Goodbye, Blue Monday

Goodbye, Blue Monday!

Thanks as always to Pirate’s Cove and The Other McCain for the Rule Five links!  Thanks also to our blogger pals over at The Daley Gator for the link, and be sure to head over to Glibertarians.com to read my article on guns and gear for small game hunting.

Now, with all that said…

MIT has looked into what it would take to revitalize the flagging nuclear power industry.  Not surprisingly, their solution involves a bunch of Imperial interference.  Excerpt:

One way to make nuclear competitive with other kinds of power plants, MIT says, is by linking the cost of building new nuclear power plants to carbon emissions.

Currently, the electricity sector of the global economy releases 500 grams of CO2 per kilowatt-hour generated (gCO2/kWh), on average. If we want to limit the effects of climate change, MIT says, CO2 emissions from the electricity sector need to fall to 10–25 gCO2/kWh. Renewable energy can take us part of the way there, but in a heavily decarbonized world, adding more wind and solar generation to the grid will eventually become extremely expensive for each new unit of those kinds of energy added to the grid.

In that future scenario, grid operators have to add grid-scale batteries in massive quantities or undertake large-scale transmission line buildout to make sure there’s always power on the grid. That’s where nuclear comes in. The expense of building nuclear power plants becomes viable “when the allowable carbon emissions rate is reduced to less than 50 gCO2/kWh,” MIT writes.

In this future, nuclear finally has an opportunity to under-bid more common forms of zero-carbon electricity. In an extremely solar- and wind-saturated environment, nuclear energy may be the more reasonably priced zero-emissions energy source.

Here’s the punch line:

The scenarios run by MIT also assume that anything will be done about carbon dioxide releases. Fossil fuel-based sources of electricity have prices that don’t fully account for the cost of adding extra carbon dioxide to the air. If fossil fuel users aren’t made to pay for the external costs of climate change, then they’ll continue to underbid nuclear in a significant way.
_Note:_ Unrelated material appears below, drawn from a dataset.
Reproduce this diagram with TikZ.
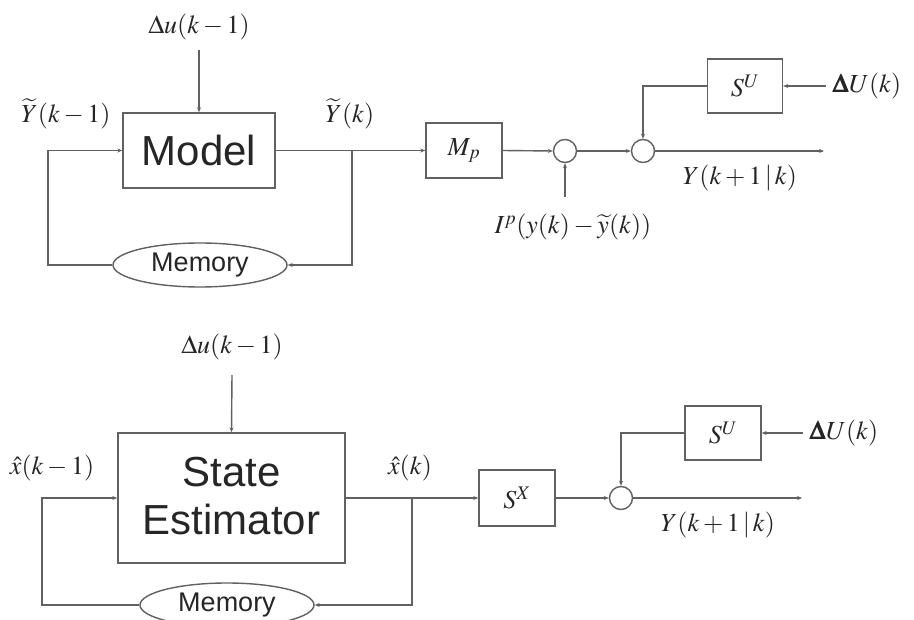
\documentclass[tikz,border=0pt]{standalone}
\usepackage{amsmath}
\usepackage{mathptmx}
\usepackage{fontspec}
\setsansfont{Liberation Sans}
\usetikzlibrary{arrows.meta,shapes.geometric}
\begin{document}
\begin{tikzpicture}[x=1pt,y=-1pt,
  line/.style={draw=black!62,line width=1.4pt},
  arr/.style={line,-{Stealth[length=5pt,width=4pt]}},
  blk/.style={draw=black!62,line width=1.4pt,rectangle,inner sep=0pt},
  sumc/.style={draw=black!62,line width=1.4pt,circle,minimum size=23pt,inner sep=0pt},
  mem/.style={draw=black!62,line width=1.4pt,ellipse,minimum width=174pt,minimum height=44pt,inner sep=0pt,font=\sffamily\fontsize{27}{30}\selectfont,text=black!85},
  lbl/.style={inner sep=0pt,text=black!85,font=\fontsize{26}{30}\selectfont},
  big/.style={font=\sffamily\fontsize{42}{50}\selectfont,text=black!85}]
\useasboundingbox (0,0) rectangle (914,620);
\fill[white] (0,0) rectangle (914,620);

% ---------- top diagram ----------
\node[blk,big,minimum width=152pt,minimum height=75pt] (model) at (199,150.5) {Model};
\node[mem] (mem1) at (200,265) {Memory};
\node[blk,minimum width=76pt,minimum height=55pt,lbl] (mp) at (464,150.5) {$M_p$};
\node[sumc] (s1) at (565,151) {};
\node[sumc] (s2) at (643,151) {};
\node[blk,minimum width=75pt,minimum height=54pt,lbl] (su1) at (745,86) {$S^{U}$};

\node[lbl] (du1) at (199,27) {$\Delta u(k-1)$};
\node[lbl] (yk1) at (66,114) {$\widetilde{Y}(k-1)$};
\node[lbl] (yk) at (350,114) {$\widetilde{Y}(k)$};
\node[lbl] (ip) at (573,227) {$I^{p}(y(k)-\widetilde{y}(k))$};
\node[lbl,anchor=west] (dU1) at (833,86) {$\pmb{\Delta}U(k)$};
\node[lbl] (yo1) at (740,178) {$Y(k+1\,|\,k)$};

\coordinate (du1a) at (199,50);
\coordinate (b1) at (352,150.5);
\coordinate (ipa) at (565,197);
\coordinate (out1) at (824,151);
\coordinate (in1) at (826,86);

\draw[arr] (du1a) -- (model.north);
\draw[arr] (model.east) -- (mp.west);
\draw[arr] (b1) |- (mem1.east);
\draw[arr] (mem1.west) -| (48,150.5) -- (model.west);
\draw[arr] (mp.east) -- (s1.west);
\draw[arr] (ipa) -- (s1.south);
\draw[arr] (s1.east) -- (s2.west);
\draw[arr] (in1) -- (su1.east);
\draw[arr] (su1.west) -| (s2.north);
\draw[arr] (s2.east) -- (out1);

% ---------- bottom diagram ----------
\node[blk,minimum width=227pt,minimum height=130pt] (se) at (231.5,498) {};
\node[big,align=center] at (231.5,496) {State\\[-2pt]Estimator};
\node[mem] (mem2) at (227,605) {Memory};
\node[blk,minimum width=76pt,minimum height=56pt,lbl] (sx) at (517,498) {$S^{X}$};
\node[sumc] (s3) at (621,498) {};
\node[blk,minimum width=76pt,minimum height=54pt,lbl] (su2) at (723,433) {$S^{U}$};

\node[lbl] (du2) at (232,347) {$\Delta u(k-1)$};
\node[lbl] (xk1) at (52,468) {$\hat{x}(k-1)$};
\node[lbl] (xk) at (410,468) {$\hat{x}(k)$};
\node[lbl,anchor=west] (dU2) at (810,433) {$\pmb{\Delta}U(k)$};
\node[lbl] (yo2) at (718,525) {$Y(k+1\,|\,k)$};

\coordinate (du2a) at (232,375);
\coordinate (b2) at (412,498);
\coordinate (out2) at (802,498);
\coordinate (in2) at (803,433);

\draw[arr] (du2a) -- (se.north);
\draw[arr] (se.east) -- (sx.west);
\draw[arr] (b2) |- (mem2.east);
\draw[arr] (mem2.west) -| (42,498) -- (se.west);
\draw[arr] (sx.east) -- (s3.west);
\draw[arr] (in2) -- (su2.east);
\draw[arr] (su2.west) -| (s3.north);
\draw[arr] (s3.east) -- (out2);
\end{tikzpicture}
\end{document}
Here’s my question:  How are you quantifying the cost of adding “extra” carbon dioxide to the atmosphere?

There’s a lot of hot air (hah) being blown about the human impact on climate, and I’m willing to concede that there is some impact, although I question whether it’s a significant impact.  Throughout most of the Earth’s 4.55 billion year history the planet has been warmer than it is now; also, we’re still recovering from the last Ice Age; further, it’s the height of arrogance to assume that we humans know what the planet’s “correct” temperature is.  But all that aside:  Why can’t we just let the markets decide which means of delivering energy is the most efficient, using that best of all possible means of determining value:  Prices?  If nuclear power, hopefully free of Imperial interference, delivers energy at a lower cost per kilowatt/hr than other energy sources, then more nuclear plants will be built.

And, let’s face it, the green movement’s vaunted wind and solar power aren’t going to win this competition – which is why the greens don’t want the market making this determination.  Because, you  know, consumers must not be allowed to make these decisions for themselves.